UPDATED 14:44 EST / APRIL 07 2010

Predicting the Future with the Real Time Web [HP Interview]

image Computer scientists at Hewlett-Packard recently published a research study that showed that Twitter can predict the success of a movie better than any other measure, including the Hollywood Stock Exchange, considered the gold standard in the movie industry.

The paper "Predicting the Future With Social Media" by Sitaram Asur and Bernardo Huberman, analyzed 2.89 million tweets from 1.2 million users referencing 24 movies released over a three month period.

The study looked at the pre-launch buzz such as the release of trailers, it found:

– Very few retweets because "people tend to describe their own expectations and experiences, which are not necessarily propaganda."

– URLs in the pre-release tweets didn’t seem to have much effect on popularity of the movie, a surprising discovery since pre-launch publicity should contribute to success in the box office.

The study then looked at the first week of release and found a high correlation between the rate of pre-launch tweeting and the success of the opening weekend.

The study authors compared their findings with the Hollywood Stock Exchange (HSX)-this is considered the ‘gold standard’ in predicting the success of movies by offering a trading platform that allows people to buy and sell virtual shares in movies.

The study was "consistently better at predicting the actual values than the historical HSX prices."

The researchers also applied a sentiment analysis on the tweets, classifying them as positive, negative, or neutral. They hired thousands of people through Amazon’s Mechanical Turk, to perform the sentiment analysis.

As would be expected, a majority of positive sentiments in Tweets predicted movie success. However, a movie could have a poor opening weekend but then win a growing audience in the following weeks, a trend predicted by positive tweets.

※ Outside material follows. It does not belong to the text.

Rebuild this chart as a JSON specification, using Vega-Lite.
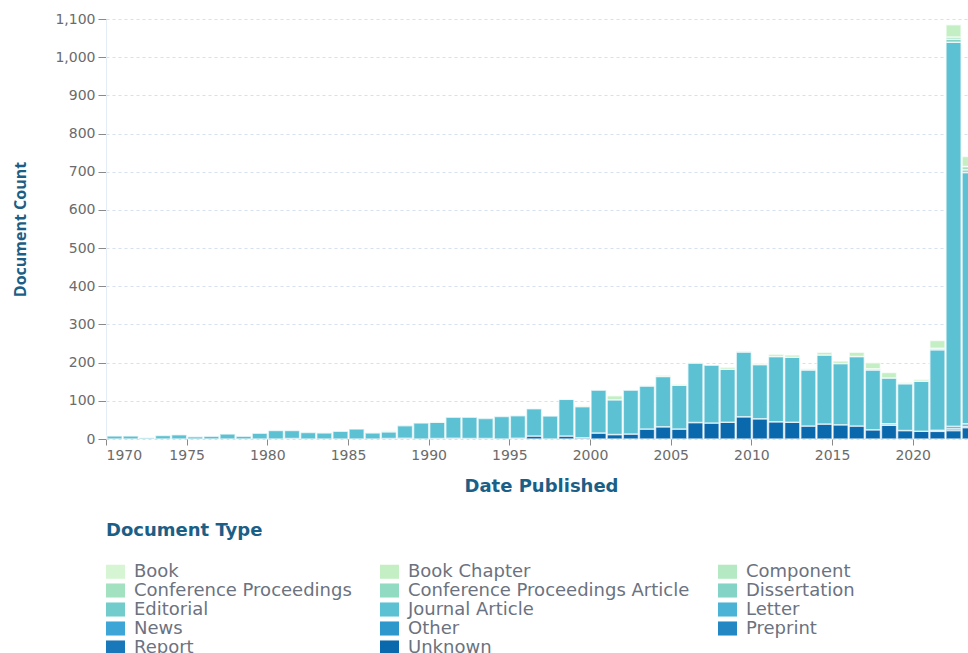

The study authors say that this method could be used for predictions for many other topics, including the outcome of elections:

While in this study we focused on the problem of predicting box office revenues of movies for the sake of having a clear metric of comparison with other methods, this method can be extended to a large panoply of topics, ranging from the future rating of products to agenda setting and election outcomes. At a deeper level, this work shows how social media expresses a collective wisdom which, when properly tapped, can yield an extremely powerful and accurate indicator of future outcomes.

“We’re very interested in how social attention is allocated.”

image I spoke with Bernardo Huberman, head of HP’s Social Computing Lab, about the Twitter research project. Here are some notes from our conversation:

– We’re very interested in social attention and how attention is allocated, especially in a very fragmented media world that we now have.

– Also, the study is about the wisdom of crowds and collective intelligence. I’m not sure about the ‘wisdom’ part, but on average, there does seem to be a collective intelligence.

– We are interested in how agendas can be set when the influence of traditional media is waning. In the past, for example, the editors at the Wall Street Journal or Financial Times, or CNN, would decide which stories they would publish and that’s what we would see but now the world is fragmented.

– The Twitter movie study helps to show how agendas can be established and how it could be applied elsewhere.

– The Twitter movie research was very difficult, we looked at a lot Tweets. We made use of Mechanical Turk for sentiment analysis, hiring thousands of workers.

– The Twitter movie study was interesting, we have some departments within HP that want to use the same methods for predicting the success of products. We have applied for a patent on the process.

– I don’t think the movie tweets could be gamed because we looked at a very large number from a large number of people.

– We have thought about looking at financial information such as stock market tweets and also at where other online conversations are happening.

– I’m very interested in the problem facing media companies, how to monetize content. In a world where everything is free, information rapidly becomes commoditized and when everyone has the same information, it has little value. Our studies have shown that if people pay for information they value it more highly, they have something others don’t have. It’s a very hard problem. I’m not yet sure how to tackle it.